Chief Justice Zel M. Fischer, writing for the majority, said there had been no constitutional violation in allowing the judge to independently find the facts necessary for the defendant to be considered a predatory sex offender.

"Alleyne held only that the jury must find the necessary facts, not that a statute may not require a trial court to also find these facts," he wrote, adding in a footnote that the statute provided "a layer of protection above and beyond that required by Alleyne."

Although the circuit judge improperly determined Johnson to be a predatory sex offender after the jury trial, rather than before as the statute requires, Fischer said there had been no manifest injustice. Even if Johnson had not been deemed a predatory sex offender, the statutory rape and statutory sodomy convictions still carried possible sentences of life in prison (though with much lower minimum sentences.) Because Johnson had agreed to let the judge sentence him, rather than the jury, "Johnson received the same sentence he would have received" had the judge not initially made "a mistaken reading of the statute," Fischer wrote.

The majority also agreed with Prebil's eventual determination that the predatory sex offender statute was not ambiguous and that the additional offenses need not have occurred separately from the acts that are the bases for the current charges.

In a concurring opinion, Judge Patricia Breckenridge took issue with Fischer's finding that the statute was facially constitutional. If the defendant's status as a predatory sex offender depended on prior acts or uncharged allegations, she said, it would pass muster because those facts wouldn't have been submitted to a jury. But, she said, it was unconstitutional for a judge to pre-determine the defendant's status based on facts the jury had not yet found.
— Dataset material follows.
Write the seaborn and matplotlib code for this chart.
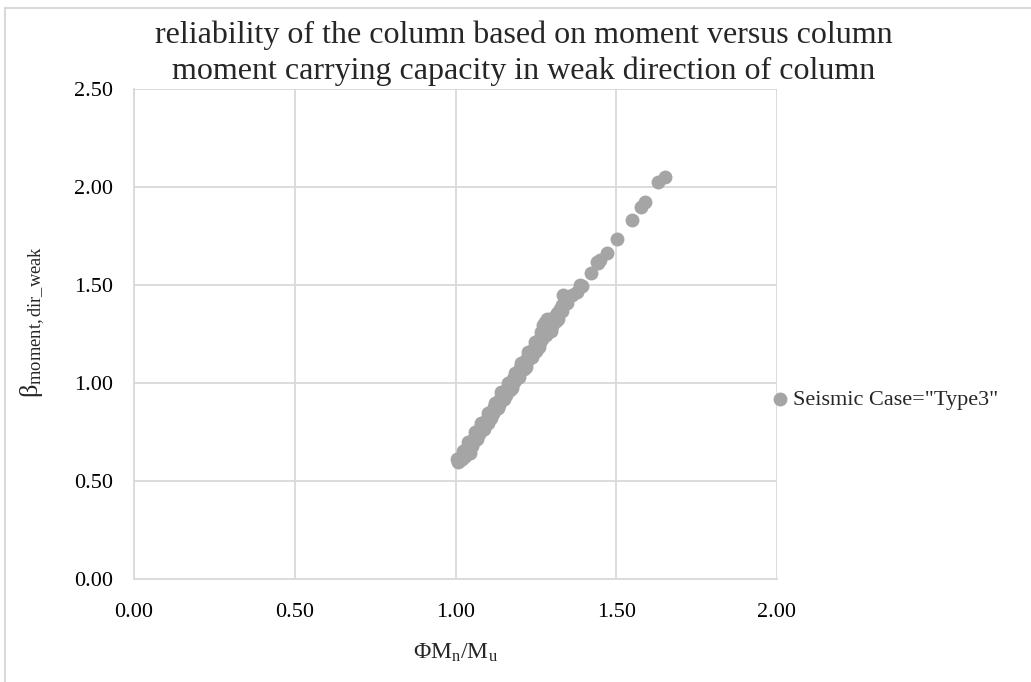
import matplotlib
matplotlib.use("Agg")
import matplotlib.pyplot as plt
import seaborn as sns
import pandas as pd
from matplotlib.lines import Line2D

# Capacity ratio (phi*Mn/Mu) and reliability index in the weak direction
ratio = [
    1.008, 1.016, 1.024, 1.030, 1.036, 1.044, 1.048, 1.057, 1.065, 1.069,
    1.077, 1.085, 1.089, 1.097, 1.105, 1.113, 1.121, 1.129, 1.138, 1.146,
    1.154, 1.162, 1.170, 1.178, 1.186, 1.194, 1.202, 1.210, 1.218, 1.226,
    1.235, 1.243, 1.251, 1.259, 1.267, 1.275, 1.283, 1.291, 1.299, 1.307,
    1.316, 1.324, 1.332,
    1.020, 1.045, 1.040, 1.060, 1.082, 1.100, 1.118, 1.135, 1.158, 1.166,
    1.182, 1.198, 1.214, 1.230, 1.242, 1.255, 1.270, 1.273, 1.278, 1.285,
    1.030, 1.072, 1.094, 1.126, 1.150, 1.190, 1.222, 1.262, 1.296, 1.318,
    1.012, 1.028, 1.052, 1.068, 1.090, 1.110, 1.132, 1.150, 1.175, 1.196,
    1.214, 1.238, 1.260, 1.282, 1.300, 1.312,
    1.004, 1.022, 1.038, 1.061, 1.080, 1.101, 1.122, 1.143, 1.162, 1.184,
    1.205, 1.226, 1.247, 1.266, 1.288,
    1.050, 1.073, 1.093, 1.116, 1.141, 1.168, 1.191, 1.219, 1.250,
    1.330, 1.335, 1.346, 1.361, 1.377, 1.387, 1.392,
    1.420, 1.439, 1.444, 1.451, 1.470, 1.503, 1.548, 1.576, 1.590, 1.631, 1.652,
]
beta = [
    0.600, 0.620, 0.640, 0.650, 0.670, 0.690, 0.700, 0.720, 0.740, 0.750,
    0.770, 0.790, 0.800, 0.820, 0.840, 0.860, 0.880, 0.900, 0.920, 0.940,
    0.960, 0.980, 1.000, 1.020, 1.040, 1.060, 1.080, 1.100, 1.120, 1.140,
    1.160, 1.180, 1.200, 1.220, 1.240, 1.260, 1.280, 1.300, 1.320, 1.340,
    1.360, 1.380, 1.400,
    0.612, 0.643, 0.680, 0.710, 0.762, 0.800, 0.846, 0.888, 0.940, 0.972,
    1.005, 1.046, 1.082, 1.126, 1.160, 1.196, 1.228, 1.297, 1.314, 1.330,
    0.630, 0.740, 0.790, 0.870, 0.925, 1.028, 1.120, 1.210, 1.268, 1.330,
    0.603, 0.628, 0.680, 0.718, 0.768, 0.822, 0.872, 0.918, 0.975, 1.030,
    1.072, 1.135, 1.185, 1.245, 1.290, 1.316,
    0.612, 0.655, 0.700, 0.752, 0.800, 0.850, 0.902, 0.955, 1.000, 1.052,
    1.105, 1.160, 1.212, 1.262, 1.312,
    0.695, 0.745, 0.795, 0.848, 0.910, 0.965, 1.025, 1.085, 1.165,
    1.370, 1.450, 1.408, 1.450, 1.467, 1.502, 1.496,
    1.561, 1.620, 1.615, 1.630, 1.665, 1.738, 1.833, 1.900, 1.925, 2.029, 2.054,
]
series_label = 'Seismic Case="Type3"'

title_lines = ["reliability of the column based on moment versus column",
               "moment carrying capacity in weak direction of column"]
x_ticks = [0.0, 0.5, 1.0, 1.5, 2.0]
y_ticks = [0.0, 0.5, 1.0, 1.5, 2.0, 2.5]

df = pd.DataFrame({"ratio": ratio, "beta": beta})

sns.set_style("white")
plt.rcParams["font.family"] = ["Liberation Serif", "DejaVu Serif"]
plt.rcParams["mathtext.fontset"] = "custom"
plt.rcParams["mathtext.rm"] = "Liberation Serif"
plt.rcParams["mathtext.it"] = "Liberation Serif:italic"

W, H = 1031, 682
fig = plt.figure(figsize=(W / 100, H / 100), dpi=100)
ax = fig.add_axes([134 / W, 1 - 579.3 / H, (777 - 134) / W, (579.3 - 89.3) / H])

grid_c = "#D9D9D9"
sns.scatterplot(data=df, x="ratio", y="beta", ax=ax, color="#A5A5A5", s=100,
                linewidth=0, label=series_label, zorder=3, clip_on=False)

ax.set_xlim(0, 2.0)
ax.set_ylim(0, 2.5)
ax.set_xticks(x_ticks)
ax.set_yticks(y_ticks)
ax.set_xticklabels([f"{v:.2f}" for v in x_ticks])
ax.set_yticklabels([f"{v:.2f}" for v in y_ticks])
ax.grid(True, color=grid_c, linewidth=1.3)
ax.set_axisbelow(True)
for side in ("top", "right"):
    ax.spines[side].set_visible(False)
for side in ("left", "bottom"):
    ax.spines[side].set_color(grid_c)
    ax.spines[side].set_linewidth(1.3)
ax.tick_params(axis="both", length=0, labelsize=16, colors="#000000")
ax.tick_params(axis="y", pad=15)
ax.tick_params(axis="x", pad=17)

ax.set_xlabel(r"ΦM$_\mathregular{n}$/M$_\mathregular{u}$", fontsize=17, labelpad=14)
ax.set_ylabel(r"β$_\mathregular{moment,dir\_weak}$", fontsize=19)
ax.yaxis.set_label_coords(-0.136, 0.525)

# two-line chart title, centred on the chart area
for line, base_px in zip(title_lines, (43, 79)):
    fig.text(524 / W, 1 - base_px / H, line, ha="center", va="baseline",
             fontsize=23)

ax.legend(loc="center left", bbox_to_anchor=(769 / W, 1 - 400 / H),
          bbox_transform=fig.transFigure, frameon=False, fontsize=16,
          handlelength=1.0, handletextpad=0.1, borderpad=0, borderaxespad=0)

# chart area outline
fig.add_artist(Line2D([5 / W, 1], [1 - 8 / H, 1 - 8 / H], color=grid_c,
                      linewidth=1.5, transform=fig.transFigure))
fig.add_artist(Line2D([5 / W, 5 / W], [0, 1 - 8 / H], color=grid_c,
                      linewidth=1.5, transform=fig.transFigure))

fig.savefig("out.png", dpi=100)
"That the jury may later find the defendant guilty of committing the same acts the circuit court found prior to submission may be relevant to whether the defendant was prejudiced, but it does not render the statute constitutional," Breckenridge wrote. She chided the majority for allowing the trial judge to make that determination post-trial, a move she said "will only invite and encourage courts to violate the procedural mandates of this and other statutes to correct perceived errors in legislative enactments."
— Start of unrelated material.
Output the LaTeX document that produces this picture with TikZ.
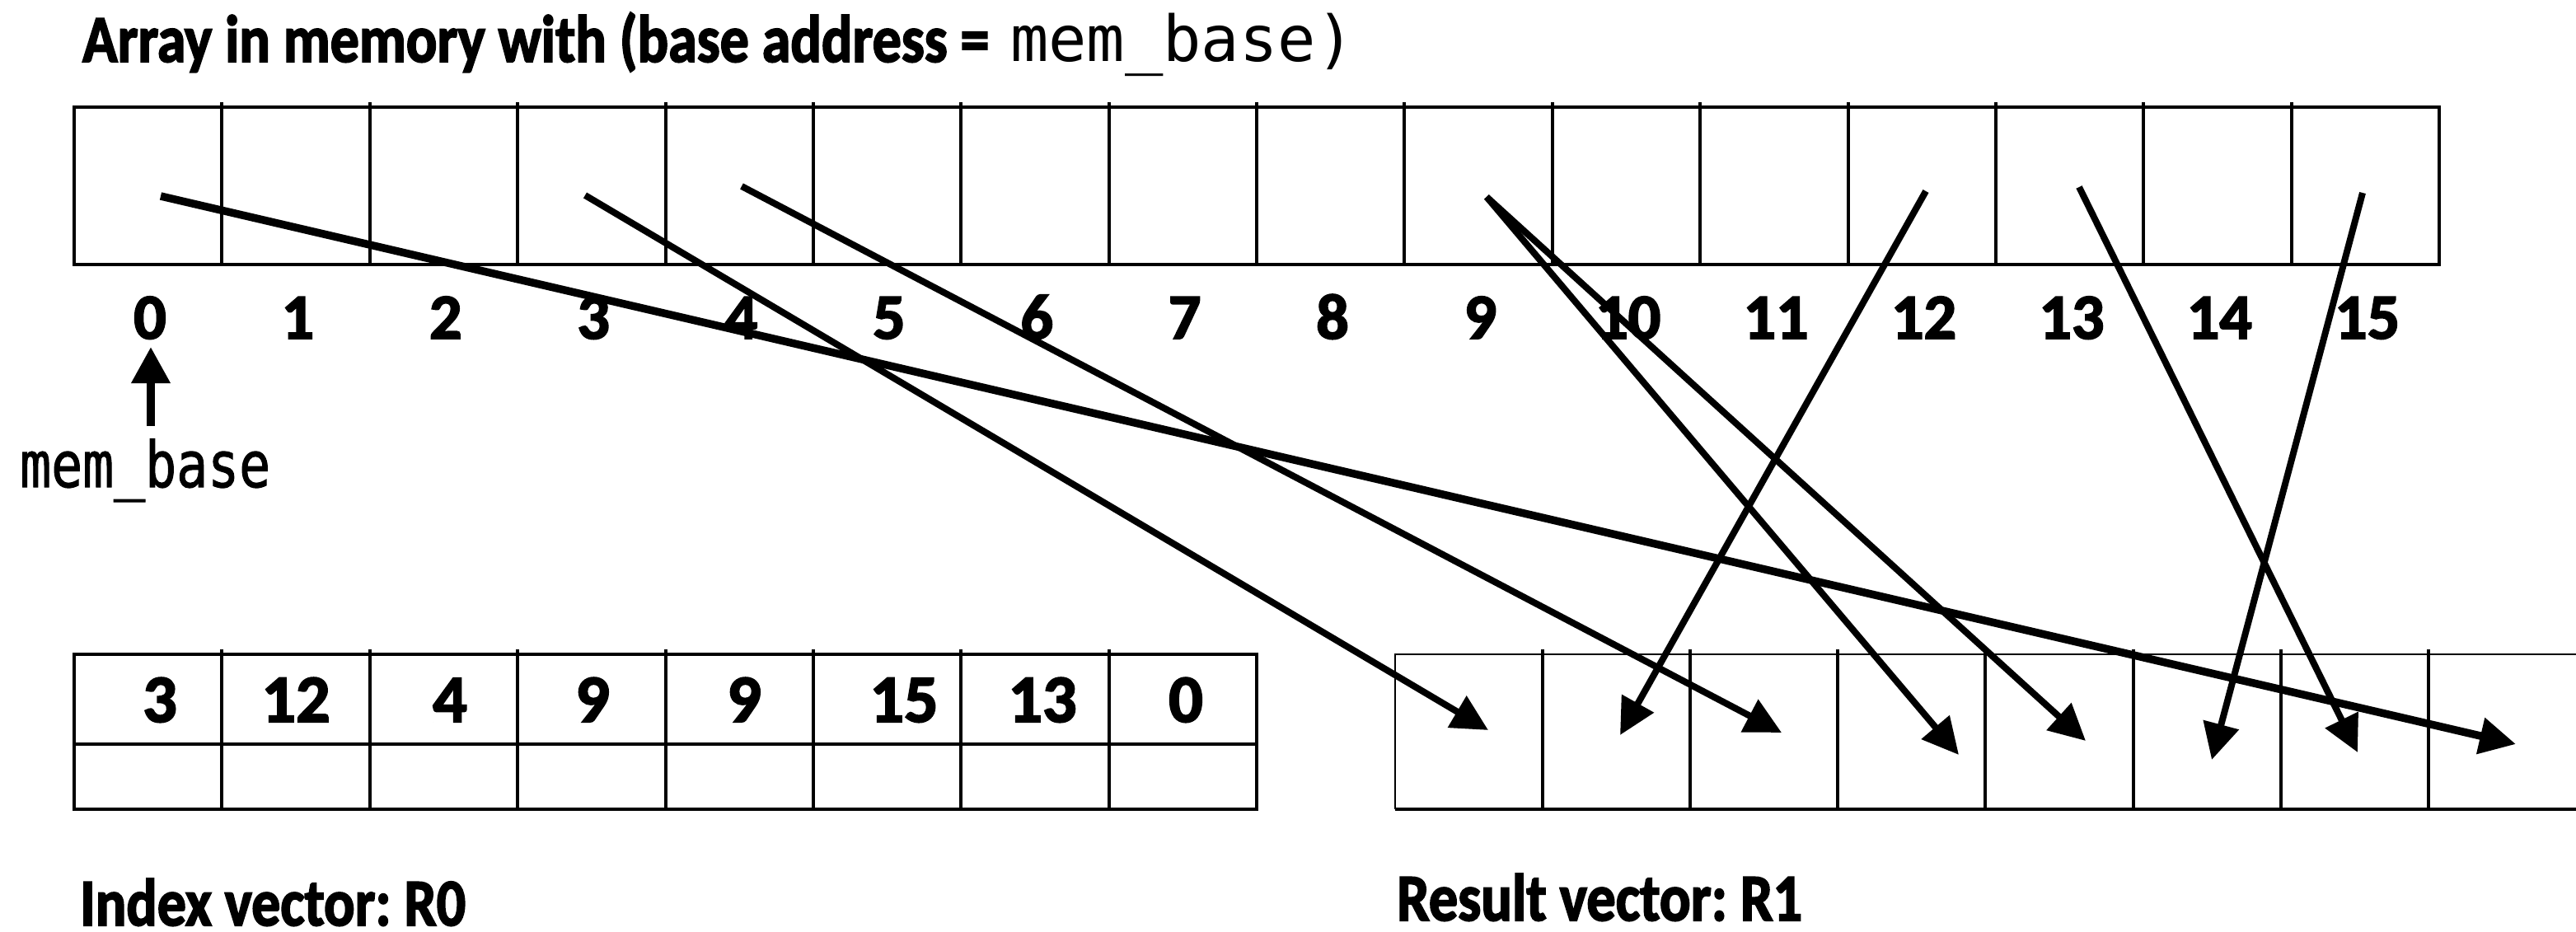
\documentclass[tikz,border=0pt]{standalone}
\usepackage{graphicx}
\usepackage{fontspec}
\setmainfont{Carlito}[BoldFeatures={FakeBold=2.5}]
\newfontfamily\monof{DejaVu Sans Mono}
\newfontfamily\monob{DejaVu Sans Mono}[FakeBold=1.5]
\usetikzlibrary{arrows.meta}
\frenchspacing
\begin{document}
\begin{tikzpicture}[x=1pt,y=-1pt,
  frame/.style={line width=4.5pt},
  divider/.style={line width=4pt},
  link/.style={line width=8pt,-{Triangle[length=44pt,width=43pt]}},
  thicklink/.style={line width=9.5pt,-{Triangle[length=44pt,width=43pt]}},
  lbl/.style={inner sep=0pt,anchor=base,font=\fontsize{78pt}{90pt}\selectfont\bfseries},
  val/.style={inner sep=0pt,anchor=base,font=\fontsize{82pt}{90pt}\selectfont\bfseries},
  txt/.style={inner sep=0pt,anchor=base west}]
\useasboundingbox (0,0) rectangle (3126,1131);

% title
\node[txt] (title) at (100,75) {\resizebox{1100pt}{\height}{\fontsize{81pt}{90pt}\selectfont\bfseries Array in memory with (base address =}};
\node[txt] (titlecode) at (1226,75) {\fontsize{77pt}{90pt}\selectfont\monof mem\_base)};

% memory array
\draw[frame] (90,130) rectangle (2960,321);
\foreach \i in {1,...,15} \draw[divider] ({90+179.375*\i},124) -- ({90+179.375*\i},321);
\foreach \i in {0,...,15} \node[lbl] (lab\i) at ({182+179.375*\i},411) {\i};

% mem_base pointer
\node[txt] (membase) at (24,591) {\resizebox{304pt}{\height}{\fontsize{77pt}{90pt}\selectfont\monob mem\_base}};
\coordinate (mbtail) at (183,517);
\coordinate (mbtip) at (183,421);
\draw[line width=10pt,-{Triangle[length=44pt,width=45pt]}] (mbtail) -- (mbtip);

% index vector R0
\draw[frame] (90,794) rectangle (1525,982);
\draw[frame] (90,903) -- (1525,903);
\foreach \i in {1,...,7} \draw[divider] ({90+179.375*\i},788) -- ({90+179.375*\i},982);
\node[val] (v0) at (194,876) {3};
\node[val] (v1) at (359,876) {12};
\node[val] (v2) at (546,876) {4};
\node[val] (v3) at (719,876) {9};
\node[val] (v4) at (903,876) {9};
\node[val] (v5) at (1097,876) {15};
\node[val] (v6) at (1265,876) {13};
\node[val] (v7) at (1439,876) {0};
\node[txt] (idxlabel) at (97,1123) {\resizebox{468pt}{\height}{\fontsize{81pt}{90pt}\selectfont\bfseries Index vector: R0}};

% result vector R1
\draw[line width=2.5pt] (3126,794) -- (1693,794) -- (1693,982);
\draw[line width=4pt] (1693,982) -- (3126,982);
\foreach \i in {1,...,7} \draw[divider] ({1693+179.1*\i},788) -- ({1693+179.1*\i},984);
\node[txt] (reslabel) at (1695,1117) {\resizebox{492pt}{\height}{\fontsize{81pt}{90pt}\selectfont\bfseries Result vector: R1}};

% gather arrows
\coordinate (src0) at (195,238);
\coordinate (src3) at (710,237);
\coordinate (src4) at (900,226);
\coordinate (src9) at (1804,239);
\coordinate (src12) at (2337,232);
\coordinate (src13) at (2523,227);
\coordinate (src15) at (2867,234);
\coordinate (dst0) at (1806,886);
\coordinate (dst1) at (1966,892);
\coordinate (dst2) at (2162,889);
\coordinate (dst3) at (2377,916);
\coordinate (dst4) at (2531,899);
\coordinate (dst5) at (2684,922);
\coordinate (dst6) at (2861,913);
\coordinate (dst7) at (3053,903);
\draw[link] (src3) -- (dst0);
\draw[link] (src12) -- (dst1);
\draw[link] (src4) -- (dst2);
\draw[link] (src9) -- (dst3);
\draw[link] (src9) -- (dst4);
\draw[link] (src15) -- (dst5);
\draw[link] (src13) -- (dst6);
\draw[thicklink] (src0) -- (dst7);
\end{tikzpicture}
\end{document}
Nonetheless, Breckenridge affirmed Johnson's conviction, noting that a jury ultimately did find all the necessary facts as Alleyne requires, so the judge's timing error was harmless.

In a dissent, Judge Laura Denvir Stith, joined by Judge George W. Draper III, was less forgiving. Stith argued that the trial judge had "turned the statute on its head" by making the requisite findings after the jury had already had its say, and that statute was facially unconstitutional "because it unequivocally would permit what Alleyne prohibits - using a trial judge's findings to increase the mandatory minimum."

Stith also said it made no sense to hold that the statutory enhancement applied to multiple-victim cases. If the judge made a pre-trial determination in such a case that the defendant wasn't a predatory sex offender, then the defendant would have to be acquitted because there would be no basis to submit the charges to a jury. But if such a determination is made and the jury convicts, then the defendant automatically would be subject to the enhanced sentence.

"The one thing that will never happen is for the defendant to receive the sentence actually prescribed by the statute based on the jury's verdict," she wrote. "This cannot be what the legislature intended."

Johnson's case was argued in May 2016. The delay appears to stem in part from a disagreement within the court over the statute's constitutionality. The court's newest member, Judge W. Brent Powell, was not on the court when the case was argued but was added to the case in June, according to court records. He joined Fischer and Judges Paul C. Wilson and Mary R. Russell to find the statute was constitutional. Without his vote, Breckenridge's concurrence and Stith and Draper's dissent would have created a 3-3 split on that issue.

The case is State v. Angelo Johnson, SC95481.